Existem outras causas para
o aquecimento (e até o resfriamento)
da Terra – além das emissões de carbono –, como já aconteceu no passado, como
a variação da atividade solar, a inclinação do eixo da Terra, erupções
vulcânicas, etc. Mas elas foram todas analisadas pelos cientistas: a
ação do homem soma-se a esses eventos naturais e está ocorrendo numa velocidade
sem precedentes na história geológica da Terra. Questionar a realidade do
problema é uma posição obscurantista, como foi a da Igreja Católica no fim da
Idade Média ao negar que a Terra gira em torno do Sol.

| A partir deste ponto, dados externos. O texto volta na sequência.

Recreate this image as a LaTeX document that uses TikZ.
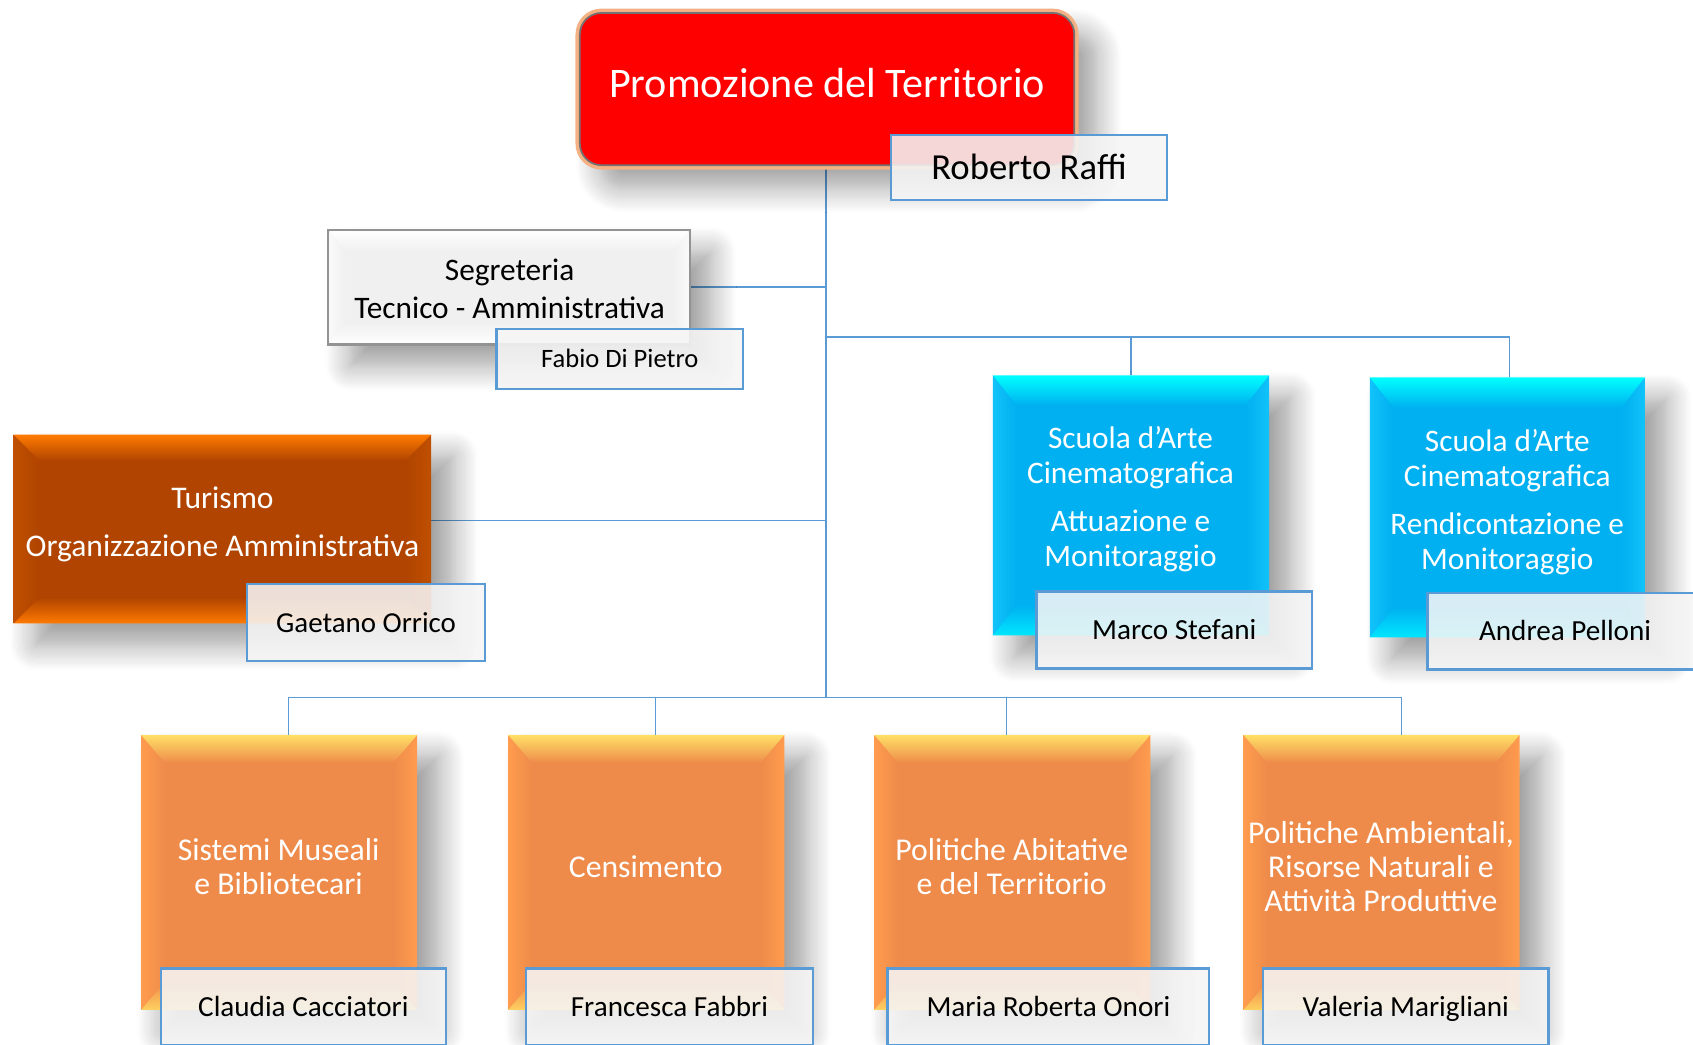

Os custos necessários para
evitar o aquecimento global são elevados
– e para muitos governos há tarefas mais urgentes a realizar –, mas esses
custos aumentarão muito se nada for feito agora.
Existem, portanto, razões
econômicas e sociais para não enfrentar de imediato esses problemas, caso da
indústria do carvão nos Estados Unidos ou dos protestos contra a adoção de uma
taxa sobre as emissões de carbono na França.
O Brasil perdeu
protagonismo e prestígio internacional nesta questão ao desistir de sediar a
Conferência do Clima em 2019 porque
ela se realizará no Chile e nossa capacidade de influir nos resultados vai
diminuir com possíveis prejuízos para o nosso próprio país.
Mais ainda perder “status”
internacional com o argumento de que a conferência teria gastos elevados não é
convincente porque o mesmo argumento deveria ter valido para os Jogos Olímpicos
que exigiram a construção de inúmeros estádios a alto custo que estão hoje
praticamente ociosos.
*
JOSÉ GOLDEMBERG, nascido em Santo Ângelo (RS), no dia 27
de maio de 1928, foi professor da USP, físico e político brasileiro, membro da
Academia Brasileira de Ciências. Foi reitor da Universidade de São Paulo (1986
- 1990) e presidente da Sociedade Brasileira de Física de 1975 a 1979. No
governo federal, foi secretário da Ciência e Tecnologia (1990 - 1991), ministro
da Educação (1991 - 1992) e secretário do Meio Ambiente (março a julho de
1992), durante o governo de Fernando Collor de Mello e da realização da
Conferência do Clima do Rio de Janeiro (Rio-92). No estado de São Paulo, foi
secretário do Meio Ambiente de 2002 a 2006. Em agosto de 2015 foi nomeado
presidente da Fundação de Amparo à Pesquisa do Estado de São Paulo.